Titolo originale: Midnight in Paris
Genere: Commedia
Origine/Anno: U.S.A. – 2011
Regia: Woody Allen
Sceneggiatura: Woody Allen
Interpreti: Owen Wilson, Rachel McAdams,
Marion Cotillard, Kathy Bates, Carla Bruni,
Adrien Brody, Michael Sheen, Léa Seydoux, Kurt
Fuller, Gad Elmaleh
Montaggio: Alisa Lepselter
Fotografia: Darius Khondji
Scenografia: Anne Seibel
Costumi: Sonia Grande
Musiche: Stephane Wrembel
Giudizio: 7 ½
Trama: Uno scrittore americano, che realizza sceneggiature per produzioni hollywoodiane ma ambisce a fare il romanziere, approfitta di un viaggio d’affari della famiglia della futura moglie per immergersi nell’atmosfera della città che più ama: Parigi!
Recensione: Intrigante, magico, seducente! Con Midnight in Paris, Woody Allen ritrova la verve (e le atmosfere) dei momenti migliori e realizza una commedia il cui intreccio, appassionante e coinvolgente fin dalle prime battute, riesce ad incantare lo spettatore, prendendolo per mano e conducendolo in un universo parallelo in cui tutto può accadere: assistere ad un’esibizione di Cole Porter al pianoforte, conversare con un Hemingway poco più che trentenne, incontrare personaggi del calibro di Eliot, Scott Fitzgerald, Gertrude Stein, Buñuel, Picasso e Dalì, innamorarsi della bella Adriana, interpretata da una strepitosa Marion Cotillard, ed andare in carrozza in compagnia di quest’ultima fino al Moulin Rouge dei tempi della Belle Époque, con tanto di Toulousse-Lautrec seduto ad un tavolino che assiste, solitario, allo spettacolo di can-can rappresentato.
Certo, forse i personaggi chiamati in causa rischiano di affastellare un po’ troppo la scena e dare adito ad una strisciante e fastidiosa impressione di artificiosità; ma, al di là di qualche eccesso citazionista, rimane la straordinaria capacità di Midnight in Paris di riuscire a sostanziare quella peculiare caratteristica del cinema di ogni tempo che è il far sognare chi si trova dall’altra parte dello schermo (anche se qui il primo a sognare, o meglio a realizzare un sogno, è proprio Gil, il protagonista del film)! Così, lo spettatore, immerso nell’atmosfera magica che Allen ricostruisce (dosando con estrema oculatezza tutti gli ingredienti caratteristici del suo cinema e togliendo, stavolta, qualche manciata di pessimismo per sostituirla con una spruzzatina di surrealismo), stregato da una galleria di personaggi famosi che fanno parte dell’immaginario di ognuno di noi (chi non ha mai ammirato un quadro di Picasso, letto un libro di Hemingway od ascoltato un brano di Cole Porter?), deliziato da costumi, musiche e luci soffuse, rivive in tutto il suo splendore l’età più affascinante di una della città più belle al mondo!
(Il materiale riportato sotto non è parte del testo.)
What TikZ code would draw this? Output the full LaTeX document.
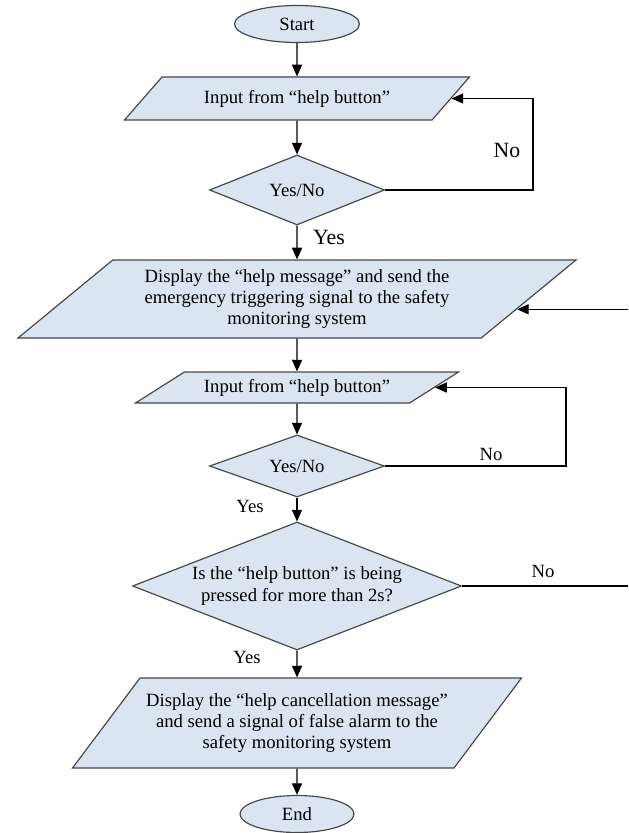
\documentclass[tikz,border=0pt]{standalone}
\usepackage{fontspec}
\setmainfont{Liberation Serif}
\usetikzlibrary{shapes.geometric,arrows.meta,calc}
\definecolor{boxfill}{RGB}{219,229,241}
\definecolor{boxline}{RGB}{70,70,70}
\def\pxu{0.643pt}

\begin{document}
\begin{tikzpicture}[
            x=0.643pt, y=-0.643pt,
            font=\fontsize{12}{13.8}\selectfont,
            base/.style={draw=boxline, fill=boxfill, line width=0.75pt, align=center},
            terminal/.style={base, ellipse, inner sep=0pt},
            io/.style={base, trapezium, trapezium stretches body, inner xsep=-15pt, inner ysep=2pt},
            decision/.style={base, diamond, aspect=2.6, inner sep=0pt},
            arrow/.style={-{Triangle[length=7.5pt,width=6.5pt]}, line width=0.75pt},
            line/.style={line width=0.75pt},
            biglabel/.style={font=\fontsize{14}{16}\selectfont}
        ]
            \useasboundingbox (0,0) rectangle (628,833);

            % Nodes
            \node[terminal, minimum width=125*\pxu, minimum height=37*\pxu] (start) at (297,24) {Start};
            \node[io, trapezium left angle=31.9, trapezium right angle=148.1, minimum width=345*\pxu, minimum height=43*\pxu] (in1) at (297,98.5) {Input from “help button”};
            \node[decision, minimum width=175*\pxu, minimum height=70*\pxu] (dec1) at (297,190) {Yes/No};
            \node[io, trapezium left angle=34.9, trapezium right angle=145.1, minimum width=558*\pxu, minimum height=78*\pxu] (disp1) at (297,299) {Display the “help message” and send the\\emergency triggering signal to the safety\\monitoring system};
            \node[io, trapezium left angle=25.5, trapezium right angle=154.5, minimum width=323*\pxu, minimum height=31*\pxu] (in2) at (297,387.5) {Input from “help button”};
            \node[decision, minimum width=175*\pxu, minimum height=62*\pxu] (dec2) at (297,466) {Yes/No};
            \node[decision, minimum width=329*\pxu, minimum height=128*\pxu] (dec3) at (297,586) {Is the “help button” is being\\pressed for more than 2s?};
            \node[io, trapezium left angle=44.4, trapezium right angle=135.6, minimum width=449*\pxu, minimum height=90*\pxu] (disp2) at (297,723) {Display the “help cancellation message”\\and send a signal of false alarm to the\\safety monitoring system};
            \node[terminal, minimum width=114*\pxu, minimum height=37*\pxu] (end) at (297,814) {End};

            % Bends and free ends
            \coordinate (loop1) at (533,150);
            \coordinate (loop2) at (566,430);
            \coordinate (edge) at (628,0);
            \coordinate (d1r) at ($(disp1.bottom right corner)!0.37!(disp1.top right corner)$);

            % Labels
            \node[biglabel] (no1) at (507,150) {No};
            \node[biglabel] (yes1) at (329,237) {Yes};
            \node (no2) at (491,454) {No};
            \node (yes2) at (250,506) {Yes};
            \node (no3) at (543,571) {No};
            \node (yes3) at (247,657) {Yes};

            % Arrows
            \draw[arrow] (start) -- (in1);
            \draw[arrow] (in1) -- (dec1);
            \draw[arrow] (dec1) -- (disp1);
            \draw[arrow] (disp1) -- (in2);
            \draw[arrow] (in2) -- (dec2);
            \draw[arrow] (dec2) -- (dec3);
            \draw[arrow] (dec3) -- (disp2);
            \draw[arrow] (disp2) -- (end);
            \draw[arrow] (dec1.east) -| (loop1) |- (in1.east);
            \draw[arrow] (dec2.east) -| (loop2) |- (in2.east);
            \draw[arrow] (d1r -| edge) -- (d1r);
            \draw[line] (dec3.east) -- (dec3.east -| edge);
        \end{tikzpicture}
\end{document}
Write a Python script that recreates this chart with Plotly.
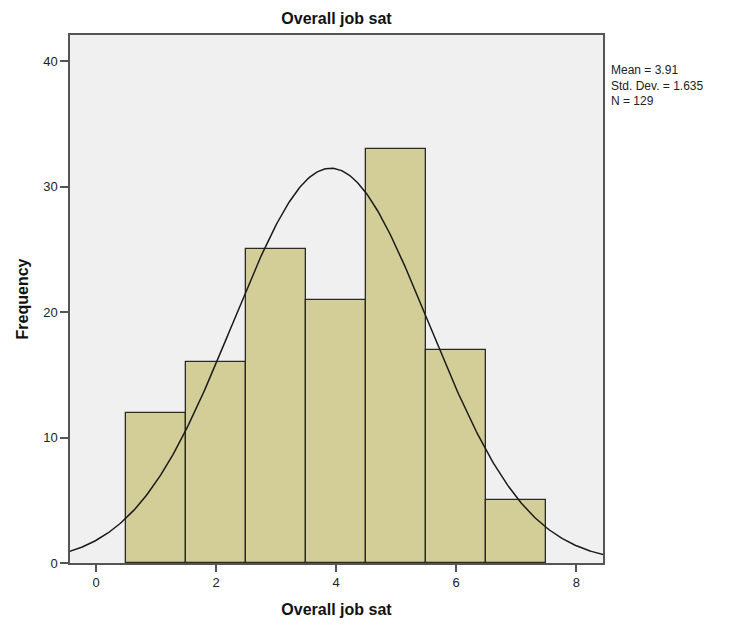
import numpy as np
import plotly.graph_objects as go

categories = [1, 2, 3, 4, 5, 6, 7]
frequencies = [12, 16, 25, 21, 33, 17, 5]
mean_val = 3.91
std_val = 1.635
n_val = 129
x_ticks = [0, 2, 4, 6, 8]
y_ticks = [0, 10, 20, 30, 40]

fig = go.Figure()
fig.add_trace(go.Bar(
    x=categories, y=frequencies, width=1.0,
    marker=dict(color="#D3CE97", line=dict(color="#2a2a22", width=1.3)),
    hoverinfo="x+y", showlegend=False,
))

xs = np.linspace(-0.5, 8.5, 400)
ys = n_val * 1.0 / (std_val * np.sqrt(2 * np.pi)) * np.exp(-0.5 * ((xs - mean_val) / std_val) ** 2)
fig.add_trace(go.Scatter(x=xs, y=ys, mode="lines",
                         line=dict(color="#1a1a1a", width=1.5), showlegend=False,
                         hoverinfo="skip"))

W, H = 716, 610
L, R, T, B = 62, 121, 27, 55
fig.update_layout(
    width=W, height=H,
    margin=dict(l=L, r=R, t=T, b=B, autoexpand=False),
    paper_bgcolor="white", plot_bgcolor="#F0F0F0",
    font=dict(family="Liberation Sans, Arial, sans-serif", color="#222222", size=13),
    title=dict(text="<b>Overall job sat</b>", x=(L + (W - R)) / 2 / W, xanchor="center",
               y=1 - 10 / H, yanchor="middle", font=dict(size=16, color="#111111")),
    bargap=0,
    annotations=[dict(
        text=f"Mean = {mean_val}<br>Std. Dev. = {std_val}<br>N = {n_val}",
        xref="paper", yref="paper", x=1.0, y=1.0, xshift=6, yshift=-26,
        xanchor="left", yanchor="top", align="left", showarrow=False,
        font=dict(size=12, color="#222222"),
    )],
)

fig.update_xaxes(
    range=[-0.433, 8.445], tickvals=x_ticks, ticks="outside", ticklen=7, tickwidth=1.5,
    tickcolor="#555555", showgrid=False, zeroline=False, automargin=False,
    showline=True, linecolor="#555555", linewidth=1.5, mirror=True,
    title=dict(text="<b>Overall job sat</b>", font=dict(size=16, color="#111111"), standoff=15),
    tickfont=dict(size=13),
)
fig.update_yaxes(
    range=[0, 42.1], tickvals=y_ticks, ticks="outside", ticklen=8, tickwidth=1.5,
    tickcolor="#555555", showgrid=False, zeroline=False, automargin=False,
    showline=True, linecolor="#555555", linewidth=1.5, mirror=True,
    title=dict(text="<b>Frequency</b>", font=dict(size=16, color="#111111"), standoff=11),
    tickfont=dict(size=13),
)

fig.write_html("out.html")
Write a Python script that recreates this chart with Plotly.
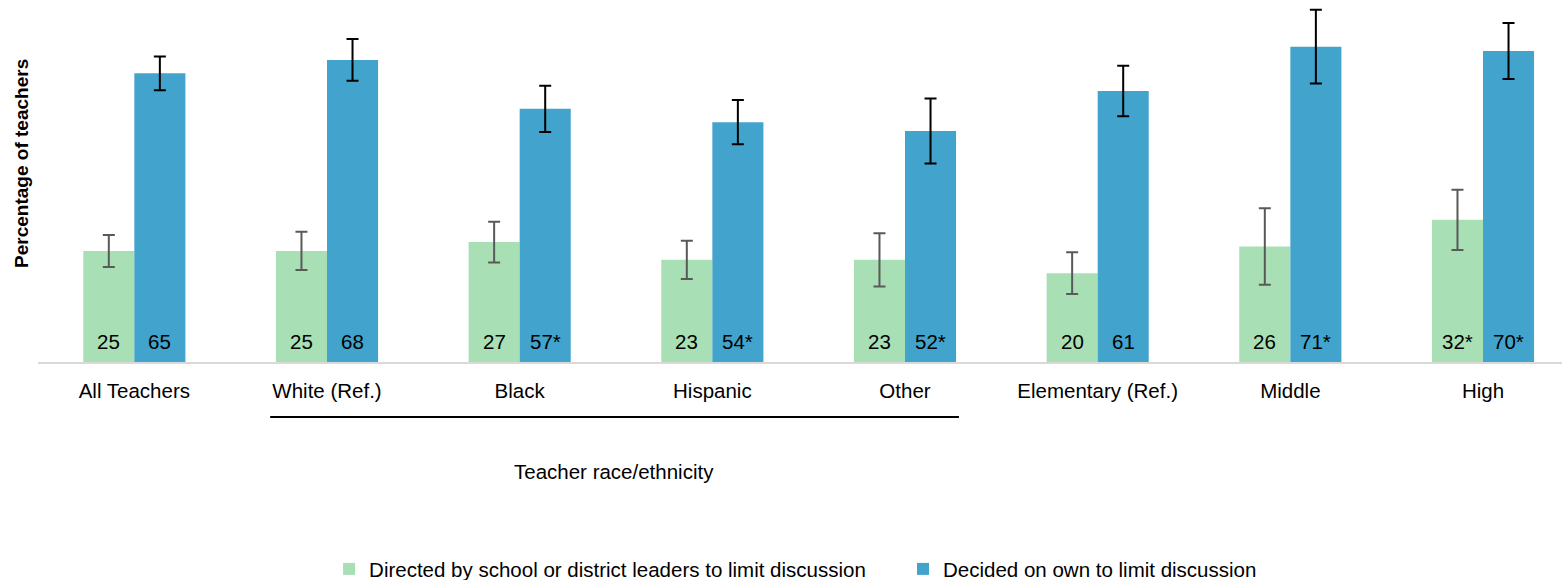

E se una riflessione sull’incapacità di vivere il proprio tempo, rifugiandosi in un passato idealizzato, abbandonandosi, come consolazione/sublimazione per le proprie inadeguatezze, alla nostalgia di una stagione dorata che solo per un beffardo scherzo del destino non si è potuta vivere, adombra la ribalta luminosa che delimita lo spazio della scena alleniana, la costruzione per accumulo (di personaggi celebri e citazioni d’ogni genere) non appare affatto stucchevole ed il ritmo leggero del film può prendere forma sostanzialmente senza incertezze o forzature.
Le prime inquadrature, tra la Senna e Notre-Dame, Montmartre e Saint Michel, ricordano l’incipit di Manhattan: anche qui l’inizio di tutto sembra essere una solenne dichiarazione d’amore nei confronti di una città. Ma il film si discosta presto dai più cupi toni newyorkesi e dalle nevrosi di Isaac per navigare nelle tranquille acque del sogno bohémienne immaginato prima, vissuto poi da Gil.
Finale, più che lieto, ottimistico; il che è abbastanza inconsueto per un regista che si autodefinisce dal temperamento malinconico ed ha una predilezione per il retrogusto amaro.